Other Uses of OpenTelemetry

The possibilities of the OpenTelemetry architecture in an observability pipeline are nearly endless. The configuration above is centralized, but the collector itself is lightweight. Teams could deploy their own collectors to avoid having to manage many hands working on one configuration.

The collector could be run as a sidecar to an application or a database as easily as run as a standalone service like configured above.
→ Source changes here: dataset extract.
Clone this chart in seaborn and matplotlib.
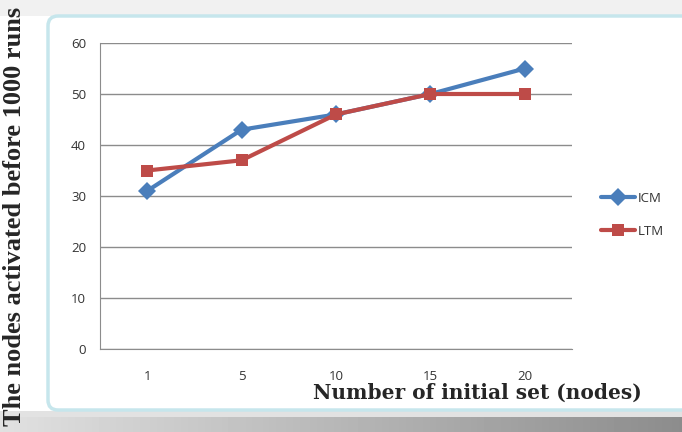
import numpy as np
import pandas as pd
import matplotlib
matplotlib.use("Agg")
import matplotlib.pyplot as plt
from matplotlib.patches import FancyBboxPatch, Rectangle
import seaborn as sns

# chart data
initial_set = ["1", "5", "10", "15", "20"]
icm_values = [31, 43, 46, 50, 55]
ltm_values = [35, 37, 46, 50, 50]
y_ticks = [0, 10, 20, 30, 40, 50, 60]

df = pd.DataFrame({
    "set": initial_set * 2,
    "value": icm_values + ltm_values,
    "model": ["ICM"] * len(icm_values) + ["LTM"] * len(ltm_values),
})

sns.set_style("white")
plt.rcParams["font.family"] = ["Open Sans", "DejaVu Sans"]

W, H = 682, 432
fig = plt.figure(figsize=(W / 100, H / 100), dpi=100)

# background: light top band, gray bottom shadow, rounded chart frame
bg = fig.add_axes([0, 0, 1, 1], zorder=-5)
bg.set_axis_off()
bg.add_patch(Rectangle((0, 0), W, 16, color="#f1f1f1", lw=0))
grad = np.linspace(0.88, 0.55, 200).reshape(1, -1)
bg.imshow(np.repeat(grad, 2, axis=0), cmap="gray", vmin=0, vmax=1,
          extent=(0, W, H, 416), aspect="auto")
bg.add_patch(Rectangle((0, 411), W, 6, color="#e2e2e2", lw=0))
bg.add_patch(FancyBboxPatch((48, 16), W - 48 + 10, 394,
                            boxstyle="round,pad=0,rounding_size=10",
                            facecolor="white", edgecolor="#c6e6ec", lw=2.5))
bg.set_xlim(0, W)
bg.set_ylim(H, 0)

ax = fig.add_axes([100 / W, (H - 349) / H, 472 / W, 306 / H])
palette = {"ICM": "#4a7ebb", "LTM": "#be4b48"}
sns.lineplot(data=df, x="set", y="value", hue="model", style="model",
             palette=palette, markers={"ICM": "D", "LTM": "s"}, dashes=False,
             lw=3, markersize=9, markeredgewidth=0, sort=False, ax=ax)

ax.set_xlim(-0.5, len(initial_set) - 0.5)
ax.set_ylim(0, 60)
ax.set_yticks(y_ticks)
ax.yaxis.grid(True, color="#8c8c8c", lw=1)
ax.set_axisbelow(True)
for s in ["top", "right"]:
    ax.spines[s].set_visible(False)
ax.spines["left"].set_color("#8c8c8c")
ax.spines["bottom"].set_color("#8c8c8c")
ax.tick_params(axis="y", length=4, color="#8c8c8c", labelsize=9.5,
               labelcolor="#333333", pad=6)
ax.tick_params(axis="x", length=0, labelsize=9.5, labelcolor="#333333", pad=15)
ax.set_xlabel("")
ax.set_ylabel("")

leg = ax.legend(loc="center left", bbox_to_anchor=(589 / W, 1 - 215 / H),
                bbox_transform=fig.transFigure, frameon=False, fontsize=9.5,
                handlelength=2.6, labelspacing=1.5, handletextpad=0.2)
for t in leg.get_texts():
    t.set_color("#333333")

fig.text(15 / W, 0.5, "The nodes activated before 1000 runs", rotation=90,
         ha="center", va="center", fontsize=19, fontweight="bold",
         family="Liberation Serif")
fig.text(477 / W, 1 - 393 / H, "Number of initial set (nodes)", ha="center",
         va="center", fontsize=14.5, fontweight="bold", family="DejaVu Serif")

fig.savefig("out.png", dpi=100)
In that case, all the collectors would be configured to send their metrics or traces to a central Prometheus or Zipkin/Jaeger, or split to a team’s Prometheus and a central one, etc.

The OpenTelemetry project is also currently exploring adding logging to its domain, meaning soon creating flexible, extensible pipelines for the entirety of the logs/metrics/traces observability trio could be this easy.